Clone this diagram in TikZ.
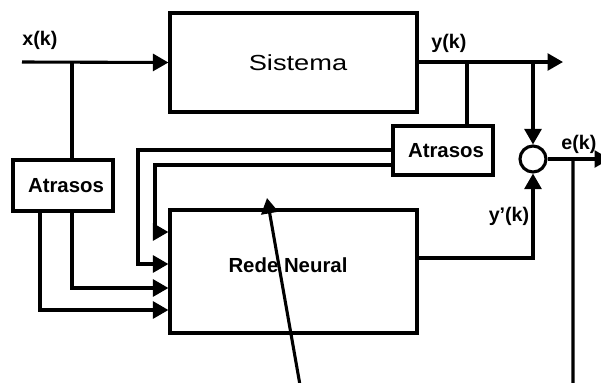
\documentclass[tikz,border=0pt]{standalone}
\usepackage{fontspec}
\setmainfont{Liberation Sans}
\usetikzlibrary{arrows.meta}

\begin{document}
\begin{tikzpicture}[x=0.025cm, y=-0.025cm, line width=2.2pt, >={Triangle[length=11pt,width=12pt]},
	every node/.style={font=\fontsize{14.5}{17}\selectfont\bfseries},
	box/.style={draw, rectangle, inner sep=0pt},
	sig/.style={font=\fontsize{14}{16}\selectfont\bfseries}]
	\clip (0,0) rectangle (601,383);
	% blocks
	\node[box, minimum width=6.175cm, minimum height=2.475cm] (sis) at (293.5,62.5) {};
	\node[font=\fontsize{15.5}{18}\selectfont, xscale=1.25] (sistxt) at (298,63) {Sistema};
	\node[box, minimum width=6.175cm, minimum height=3.075cm] (rn) at (293.5,271.5) {};
	\node (rntxt) at (288,265) {Rede Neural};
	\node[box, minimum width=2.5cm, minimum height=1.275cm] (atrL) at (63,185.5) {};
	\node (atrLtxt) at (66,186) {Atrasos};
	\node[box, minimum width=2.5cm, minimum height=1.225cm] (atrR) at (443,150.5) {};
	\node (atrRtxt) at (446,151) {Atrasos};
	\node[draw, circle, minimum size=0.65cm, inner sep=0pt] (sum) at (533,159) {};
	% signals
	\coordinate (xin) at (22,62);
	\coordinate (xbr) at (72,62);
	\coordinate (ybr) at (467,62);
	\coordinate (ysum) at (533,62);
	\coordinate (yout) at (563,62);
	\coordinate (eout) at (610,159);
	\coordinate (ebr) at (573,159);
	\node[sig] (xlab) at (40,40) {x(k)};
	\node[sig] (ylab) at (449,43) {y(k)};
	\node[sig] (elab) at (579,144) {e(k)};
	\node[sig] (yplab) at (509,216) {y’(k)};
	\draw[->] (xin) -- (sis.west);
	\draw (xbr) -- (xbr |- atrL.north);
	\draw[->] (sis.east |- yout) -- (yout);
	\draw (ybr) -- (ybr |- atrR.north);
	\draw[->] (ysum) -- (sum.north);
	\draw[->] (sum.east) -- (eout);
	\draw[->] (rn.east |- 0,258) -| (sum.south);
	% delayed inputs
	\draw[->] (atrR.west |- 0,150) -| (138,264) -- (rn.west |- 0,264);
	\draw[->] (atrR.west |- 0,165) -| (155,232) -- (rn.west |- 0,232);
	\draw[->] (atrL.south -| 72,0) |- (rn.west |- 0,288);
	\draw[->] (atrL.south -| 40,0) |- (rn.west |- 0,310);
	% error feedback
	\draw[->] (ebr) -- (573,385) -- (300,385) -- (267,198);
\end{tikzpicture}
\end{document}
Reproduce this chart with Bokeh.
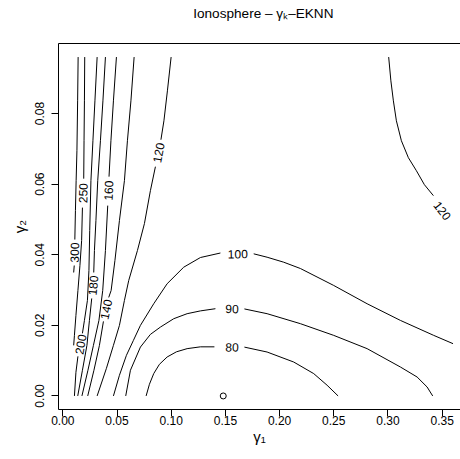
from bokeh.plotting import figure
from bokeh.models import Range1d, FixedTicker, LinearAxis, PrintfTickFormatter
from bokeh.embed import file_html
from bokeh.resources import INLINE
from bokeh.core.properties import value

FONT = "Liberation Sans"

# ---- axis ticks ----
x_ticks = [0.00, 0.05, 0.10, 0.15, 0.20, 0.25, 0.30, 0.35]
y_ticks = [0.00, 0.02, 0.04, 0.06, 0.08]

# ---- contour lines (gamma1, gamma2); broken at their labels ----
c300_a_x = [0.01411, 0.01365, 0.01301, 0.01227, 0.01162, 0.01107]
c300_a_y = [0.09600, 0.08360, 0.06947, 0.06099, 0.05250, 0.04430]
c300_b_x = [0.01052, 0.01000]
c300_b_y = [0.03695, 0.03497]

c250_a_x = [0.02020, 0.01993, 0.01956, 0.01928]
c250_a_y = [0.09600, 0.08360, 0.07230, 0.06155]
c250_b_x = [0.01808, 0.01734, 0.01577, 0.01393, 0.01208, 0.01070, 0.01000]
c250_b_y = [0.05335, 0.04402, 0.03695, 0.02988, 0.02282, 0.01716, 0.01433]

c200_a_x = [0.03164, 0.02961, 0.02777, 0.02592, 0.02481, 0.02408, 0.02269, 0.01993, 0.01808]
c200_a_y = [0.09600, 0.08360, 0.07230, 0.06099, 0.04685, 0.03554, 0.02706, 0.02140, 0.01773]
c200_b_x = [0.01393, 0.01208, 0.01070]
c200_b_y = [0.01122, 0.00670, 0.00000]

c180_a_x = [0.03930, 0.03699, 0.03469, 0.03220, 0.03053, 0.02915, 0.02851]
c180_a_y = [0.09600, 0.08360, 0.07230, 0.06099, 0.04968, 0.04119, 0.03497]
c180_b_x = [0.02666, 0.02454, 0.02223, 0.01808, 0.01375]
c180_b_y = [0.02762, 0.02140, 0.01433, 0.00727, 0.00000]

c160_a_x = [0.04945, 0.04668, 0.04437, 0.04262]
c160_a_y = [0.09600, 0.08360, 0.07230, 0.06212]
c160_b_x = [0.04142, 0.03930, 0.03681, 0.03330, 0.02823, 0.02315, 0.01762]
c160_b_y = [0.05392, 0.04119, 0.02988, 0.02140, 0.01433, 0.00727, 0.00000]

c140_a_x = [0.06577, 0.06282, 0.05959, 0.05683, 0.05221, 0.04806, 0.04456, 0.04234]
c140_a_y = [0.09600, 0.08360, 0.07230, 0.06099, 0.04968, 0.03837, 0.02988, 0.02791]
c140_b_x = [0.03745, 0.03376, 0.02869, 0.02297]
c140_b_y = [0.02112, 0.01433, 0.00727, 0.00000]

c120_a_x = [0.09991, 0.09649, 0.09327, 0.09050]
c120_a_y = [0.09600, 0.08643, 0.07795, 0.07258]
c120_b_x = [0.08542, 0.08081, 0.07528, 0.06882, 0.06079, 0.05683, 0.05221, 0.04668, 0.04022, 0.03164]
c120_b_y = [0.06494, 0.05816, 0.04883, 0.04119, 0.03271, 0.02706, 0.01999, 0.01433, 0.00783, 0.00000]

c120r_x = [0.30064, 0.30267, 0.30498, 0.30775, 0.31236, 0.31882, 0.32620, 0.33358, 0.34188]
c120r_y = [0.09600, 0.08926, 0.08360, 0.07795, 0.07230, 0.06749, 0.06381, 0.05985, 0.05674]

c100_a_x = [0.04668, 0.05221, 0.05867, 0.06513, 0.07159, 0.08386, 0.09622, 0.11153, 0.12694, 0.14539]
c100_a_y = [0.00000, 0.00585, 0.01151, 0.01575, 0.01999, 0.02612, 0.03178, 0.03647, 0.03921, 0.04049]
c100_b_x = [0.17611, 0.18847, 0.20378, 0.21919, 0.24991, 0.28072, 0.31144, 0.34216, 0.36000]
c100_b_y = [0.04026, 0.03930, 0.03789, 0.03610, 0.03130, 0.02612, 0.02140, 0.01716, 0.01481]

c90_a_x = [0.05803, 0.06236, 0.07159, 0.08081, 0.09004, 0.10231, 0.11467, 0.12694, 0.14078]
c90_a_y = [0.00000, 0.00727, 0.01385, 0.01744, 0.01951, 0.02188, 0.02330, 0.02409, 0.02471]
c90_b_x = [0.16753, 0.18847, 0.21919, 0.24991, 0.28072, 0.31144, 0.32684, 0.33607, 0.34124]
c90_b_y = [0.02465, 0.02330, 0.02047, 0.01716, 0.01340, 0.00820, 0.00537, 0.00254, 0.00000]

c80_a_x = [0.07684, 0.07989, 0.08386, 0.08911, 0.09622, 0.10480, 0.11467, 0.12694, 0.13985]
c80_a_y = [0.00000, 0.00331, 0.00633, 0.00896, 0.01103, 0.01250, 0.01340, 0.01391, 0.01391]
c80_b_x = [0.16753, 0.18847, 0.21301, 0.23146, 0.24382, 0.25397]
c80_b_y = [0.01383, 0.01244, 0.00961, 0.00633, 0.00303, 0.00000]

# ---- contour labels ----
label_text = ["300", "250", "200", "180", "160", "140", "120", "120", "100", "90", "80"]
label_x = [0.01070, 0.01854, 0.01624, 0.02777, 0.04207, 0.03976, 0.08819, 0.35018, 0.16135, 0.15618, 0.15618]
label_y = [0.04063, 0.05745, 0.01462, 0.03130, 0.05816, 0.02451, 0.06890, 0.05250, 0.04026, 0.02471, 0.01385]
label_angle = [88.5, 88.5, 80, 85, 87, 78, 79, -52, 1, -1, -1]

# ---- minimum marker ----
min_x = [0.148]
min_y = [0.0]

title_text = "Ionosphere – γₖ–EKNN"
title_center = 0.185   # middle of the plotted box (gamma1 units)
x_label = "γ₁"
y_label = "γ₂"

xs = [c300_a_x, c300_b_x, c250_a_x, c250_b_x, c200_a_x, c200_b_x, c180_a_x, c180_b_x,
      c160_a_x, c160_b_x, c140_a_x, c140_b_x, c120_a_x, c120_b_x, c120r_x,
      c100_a_x, c100_b_x, c90_a_x, c90_b_x, c80_a_x, c80_b_x]
ys = [c300_a_y, c300_b_y, c250_a_y, c250_b_y, c200_a_y, c200_b_y, c180_a_y, c180_b_y,
      c160_a_y, c160_b_y, c140_a_y, c140_b_y, c120_a_y, c120_b_y, c120r_y,
      c100_a_y, c100_b_y, c90_a_y, c90_b_y, c80_a_y, c80_b_y]

p = figure(width=460, height=459, output_backend="svg", toolbar_location=None,
           x_range=Range1d(-0.004, 0.3669), y_range=Range1d(-0.00384, 0.09984),
           min_border_left=58, min_border_right=0, min_border_top=43, min_border_bottom=50)
p.title.text = ""
p.outline_line_color = None
p.xgrid.grid_line_color = None
p.ygrid.grid_line_color = None
p.background_fill_color = "white"
p.border_fill_color = "white"

for ax in (p.xaxis[0], p.yaxis[0]):
    ax.major_tick_in = 0
    ax.major_tick_out = 7
    ax.minor_tick_line_color = None
    ax.major_label_text_font = FONT
    ax.major_label_text_font_size = "12px"
    ax.major_label_text_color = "black"
    ax.axis_line_color = "black"
    ax.major_tick_line_color = "black"
    ax.formatter = PrintfTickFormatter(format="%.2f")
    ax.axis_label_text_font = FONT
    ax.axis_label_text_font_size = "15px"
    ax.axis_label_text_font_style = "normal"
    ax.axis_label_text_color = "black"

p.xaxis[0].ticker = FixedTicker(ticks=x_ticks)
p.yaxis[0].ticker = FixedTicker(ticks=y_ticks)
p.xaxis[0].major_label_standoff = -1
p.yaxis[0].major_label_standoff = 7
p.yaxis[0].major_label_orientation = "vertical"
p.xaxis[0].axis_label = x_label
p.yaxis[0].axis_label = y_label
p.xaxis[0].axis_label_standoff = 0
p.yaxis[0].axis_label_standoff = 5

# top edge of the box, carrying the main title centred over the whole box
top = LinearAxis(ticker=FixedTicker(ticks=[title_center]),
                 major_label_overrides={title_center: title_text},
                 major_tick_line_color=None, major_tick_in=0, major_tick_out=0,
                 major_label_standoff=23, minor_tick_line_color=None,
                 major_label_text_font=FONT, major_label_text_font_size="13.6px",
                 major_label_text_color="black", axis_line_color="black")
p.add_layout(top, "above")

p.multi_line(xs=xs, ys=ys, line_color="black", line_width=1)
p.text(x=label_x, y=label_y, text=label_text, angle=label_angle, angle_units="deg",
       text_align="center", text_baseline="middle", text_font=value(FONT),
       text_font_size="12px", text_color="black")
p.scatter(x=min_x, y=min_y, marker="circle", size=6, fill_color=None,
          line_color="black", line_width=1)

open("out.html", "w").write(file_html(p, INLINE))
════════════════════
Aim. Reproduce nothing but the lines from the one with "Reproduce this chart with Bokeh." to the one with "y_ticks = [0.00, 0.02, 0.04, 0.06, 0.08]", both lines included, and keep every picture out of the copy.

Written response.
Reproduce this chart with Bokeh.
from bokeh.plotting import figure
from bokeh.models import Range1d, FixedTicker, LinearAxis, PrintfTickFormatter
from bokeh.embed import file_html
from bokeh.resources import INLINE
from bokeh.core.properties import value

FONT = "Liberation Sans"

# ---- axis ticks ----
x_ticks = [0.00, 0.05, 0.10, 0.15, 0.20, 0.25, 0.30, 0.35]
y_ticks = [0.00, 0.02, 0.04, 0.06, 0.08]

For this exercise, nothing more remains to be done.